Une certaine gauche a réduit le projet de la gauche à des avancées sociétales en reléguant au second plan ce qui demeure primordial. C’est l’analyse de Marie-Noëlle Lienemann, sénatrice Gauche Républicaine et Socialiste (GRS) de Paris, ancienne ministre déléguée au Logement, et Anthony Gratacos, conseiller départemental de Seine-et-Marne, secrétaire général de GRS.

La réponse de Sandrine Rousseau à Fabien Roussel – outre le fait qu’elle n’est sans doute pas la mieux placée pour donner des leçons de gauche au chef de file des communistes – montre bien à quel point ce dernier a eu raison de poser la question de la place du travail dans le projet de la gauche. Le fait même que ses propos fassent réagir et de façon si polémique en dit également beaucoup. C’est d’autant plus surprenant que bon nombre des leaders de gauche tiennent des propos similaires. Au Brésil, Lula, en pleine campagne électorale, affirmait le 12 septembre : « Les gens ne veulent pas vivre tout le temps des prestations du gouvernement. Ce qui rend les êtres humains fiers, c’est d’avoir un salaire et d’emporter de la nourriture avec leur travail. Et nous créerons des emplois. »

Ce message répété dans tant de pays montre à quel point le cycle libéral a percuté le monde du travail, fragilisé sa condition et exclu de nombreuses personnes de l’accès à l’emploi. C’est le corollaire d’un changement extrêmement fort de la répartition de la valeur ajoutée en faveur du capital et au détriment du travail. Le projet de la gauche est bien de rompre radicalement avec cette logique. Il faut rappeler qu’il n’y a pas de création de richesses sans travail : cela légitime absolument que la rémunération du travail ait une place déterminante.

Le débat sur la place du travail doit impérativement prendre en compte cet impératif, surtout dans un moment où l’on voudrait considérer les citoyens comme des consommateurs plutôt que comme des producteurs, où l’on confond autonomie et individualisation généralisée. Contrairement à ce que semble indiquer Sandrine Rousseau, il n’est pas possible d’éluder le rôle structurant du travail dans nos sociétés, dans la vie de nos concitoyens et notre pacte social. Le combat séculaire de la gauche est largement fondé sur la défense du monde ouvrier, l’émancipation des travailleurs, afin de leur permettre de vivre dignement de leur travail, d’en améliorer ses conditions et même d’être reconnus comme acteurs de l’entreprise.
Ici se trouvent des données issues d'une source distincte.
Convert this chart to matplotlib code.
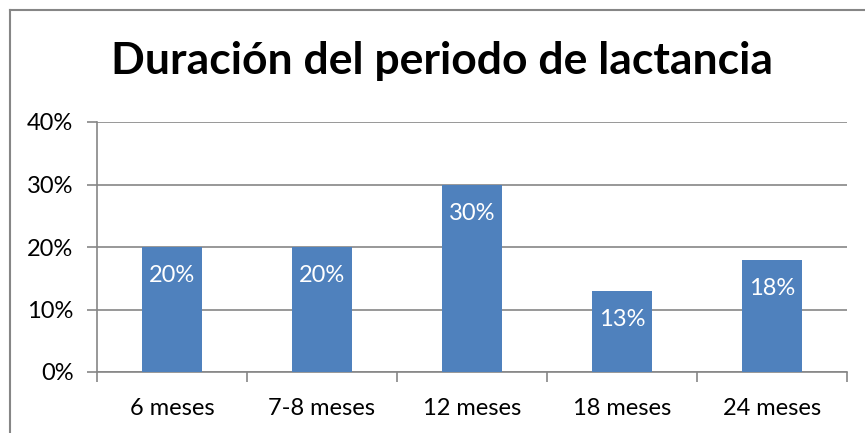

Le combat des femmes pour l’égal accès au travail a été un engagement majeur des féministes et récemment encore les mobilisations contre l’idée d’un salaire maternel témoigne du puissant levier d’indépendance qu’il représente. Il est évident que jamais la gauche ne peut dissocier le combat pour le droit au travail, de celui pour sa juste rémunération, des conditions sans cesse améliorées de son exercice, permettant une vie meilleure des travailleurs. C’est toute l’importance du droit du travail et de la protection sociale. C’est aussi tout l’enjeu de l’émancipation face au travail aliénant, au travail labeur. Mais ce n’est pas son effacement.

« Il aurait mieux valu dénoncer l’hypocrisie de la droite qui prétend défendre la « valeur travail » mais dénonce à l’envi son coût et, au nom de la prétendue compétitivité, ne cesse de le flexibiliser, le précariser, de réduire les protections. »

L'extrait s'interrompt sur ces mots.